**The request**
Print, word for word, the opening line of the data below and every line after it through the line that contains "var H = 441;", but not the pictures.

**Data**
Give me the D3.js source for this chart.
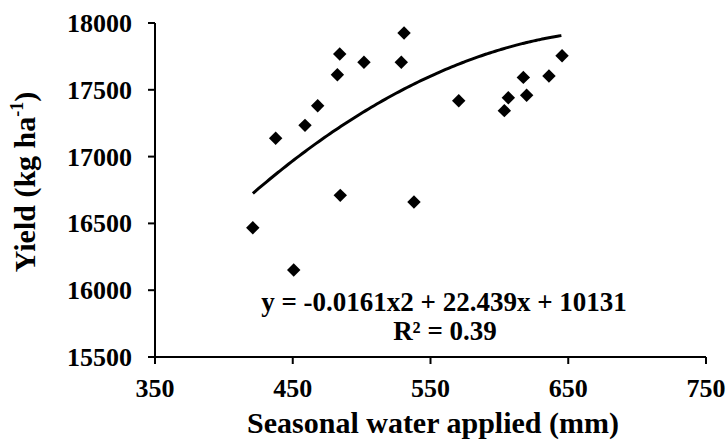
<!DOCTYPE html>
<html>
<head>
<meta charset="utf-8">
<script src="https://cdn.jsdelivr.net/npm/d3@7/dist/d3.min.js"></script>
<style>
body { margin: 0; background: #fff; }
#chart text { font-family: "Liberation Serif", "Times New Roman", serif; font-weight: bold; fill: #000; }
</style>
</head>
<body>
<svg id="chart"></svg>
<script>
var W = 727;
var H = 441;

// water applied (mm) and yield (kg/ha)
var water = [421, 437.6, 450.7, 458.9, 468.1, 482.4, 484.1, 484.5, 501.7, 528.8, 530.8, 538, 570.5, 603.6, 606.5, 617.4, 619.8, 636, 645.5];
var yieldKg = [16468, 17137, 16151, 17234, 17381, 17613, 17768, 16710, 17706, 17706, 17925, 16660, 17418, 17344, 17441, 17593, 17459, 17603, 17755];

// fitted polynomial shown on the chart: y = a*x^2 + b*x + c
var fitCoef = [-0.0161, 22.439, 10131];
var fitRange = [421, 645];

var xTicks = [350, 450, 550, 650, 750];
var yTicks = [15500, 16000, 16500, 17000, 17500, 18000];

var plotL = 155, plotR = 706, plotT = 23, plotB = 357;
var tickLen = 7;

var svg = d3.select('#chart')
	.attr('width', W)
	.attr('height', H);

var xs = d3.scaleLinear().domain([350, 750]).range([plotL, plotR]);
var ys = d3.scaleLinear().domain([15500, 18000]).range([plotB, plotT]);

// trend line
var a = fitCoef[0], b = fitCoef[1], c = fitCoef[2];
var fx = d3.range(fitRange[0], fitRange[1] + 0.1, 2);
var trend = d3.line()
	.x(function(d) { return xs(d); })
	.y(function(d) { return ys(a * d * d + b * d + c); })
	.curve(d3.curveBasis);
svg.append('path')
	.datum(fx)
	.attr('d', trend)
	.attr('fill', 'none')
	.attr('stroke', '#000')
	.attr('stroke-width', 3);

// points
var diamond = d3.symbol().type(d3.symbolSquare).size(90);
svg.append('g')
	.selectAll('path')
	.data(water)
	.enter()
	.append('path')
	.attr('d', diamond)
	.attr('fill', '#000')
	.attr('transform', function(d, i) { return 'translate(' + xs(d) + ',' + ys(yieldKg[i]) + ') rotate(45)'; });

// axes, built by hand from the scales
var axes = svg.append('g').attr('class', 'axes');
axes.append('path')
	.attr('d', 'M' + plotL + ',' + plotT + 'V' + plotB + 'H' + plotR)
	.attr('fill', 'none')
	.attr('stroke', '#000')
	.attr('stroke-width', 2);
axes.selectAll('path.xt')
	.data(xTicks)
	.enter()
	.append('path')
	.attr('class', 'xt')
	.attr('d', function(d) { return 'M' + xs(d) + ',' + plotB + 'v' + tickLen; })
	.attr('stroke', '#000')
	.attr('stroke-width', 2);
axes.selectAll('path.yt')
	.data(yTicks)
	.enter()
	.append('path')
	.attr('class', 'yt')
	.attr('d', function(d) { return 'M' + plotL + ',' + ys(d) + 'h' + (-tickLen); })
	.attr('stroke', '#000')
	.attr('stroke-width', 2);
axes.selectAll('text.xl')
	.data(xTicks)
	.enter()
	.append('text')
	.attr('class', 'xl')
	.attr('x', function(d) { return xs(d); })
	.attr('y', plotB + 40)
	.attr('text-anchor', 'middle')
	.attr('font-size', 26)
	.text(function(d) { return d; });
axes.selectAll('text.yl')
	.data(yTicks)
	.enter()
	.append('text')
	.attr('class', 'yl')
	.attr('x', plotL - 23)
	.attr('y', function(d) { return ys(d) + 9; })
	.attr('text-anchor', 'end')
	.attr('font-size', 26)
	.text(function(d) { return d; });

// equation label
svg.append('text')
	.attr('x', 444)
	.attr('y', 311)
	.attr('text-anchor', 'middle')
	.attr('font-size', 27)
	.text('y = -0.0161x2 + 22.439x + 10131');
svg.append('text')
	.attr('x', 445)
	.attr('y', 340)
	.attr('text-anchor', 'middle')
	.attr('font-size', 27)
	.text('R² = 0.39');

// axis titles
svg.append('text')
	.attr('x', 433)
	.attr('y', 433)
	.attr('text-anchor', 'middle')
	.attr('font-size', 30)
	.text('Seasonal water applied (mm)');

var ytitle = svg.append('text')
	.attr('transform', 'translate(35,182) rotate(-90)')
	.attr('text-anchor', 'middle')
	.attr('font-size', 30);
ytitle.append('tspan').text('Yield (kg ha');
ytitle.append('tspan').attr('font-size', 18).attr('dy', -12).text('-1');
ytitle.append('tspan').attr('dy', 12).text(')');
</script>
</body>
</html>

**Task answer**
Give me the D3.js source for this chart.
<!DOCTYPE html>
<html>
<head>
<meta charset="utf-8">
<script src="https://cdn.jsdelivr.net/npm/d3@7/dist/d3.min.js"></script>
<style>
body { margin: 0; background: #fff; }
#chart text { font-family: "Liberation Serif", "Times New Roman", serif; font-weight: bold; fill: #000; }
</style>
</head>
<body>
<svg id="chart"></svg>
<script>
var W = 727;
var H = 441;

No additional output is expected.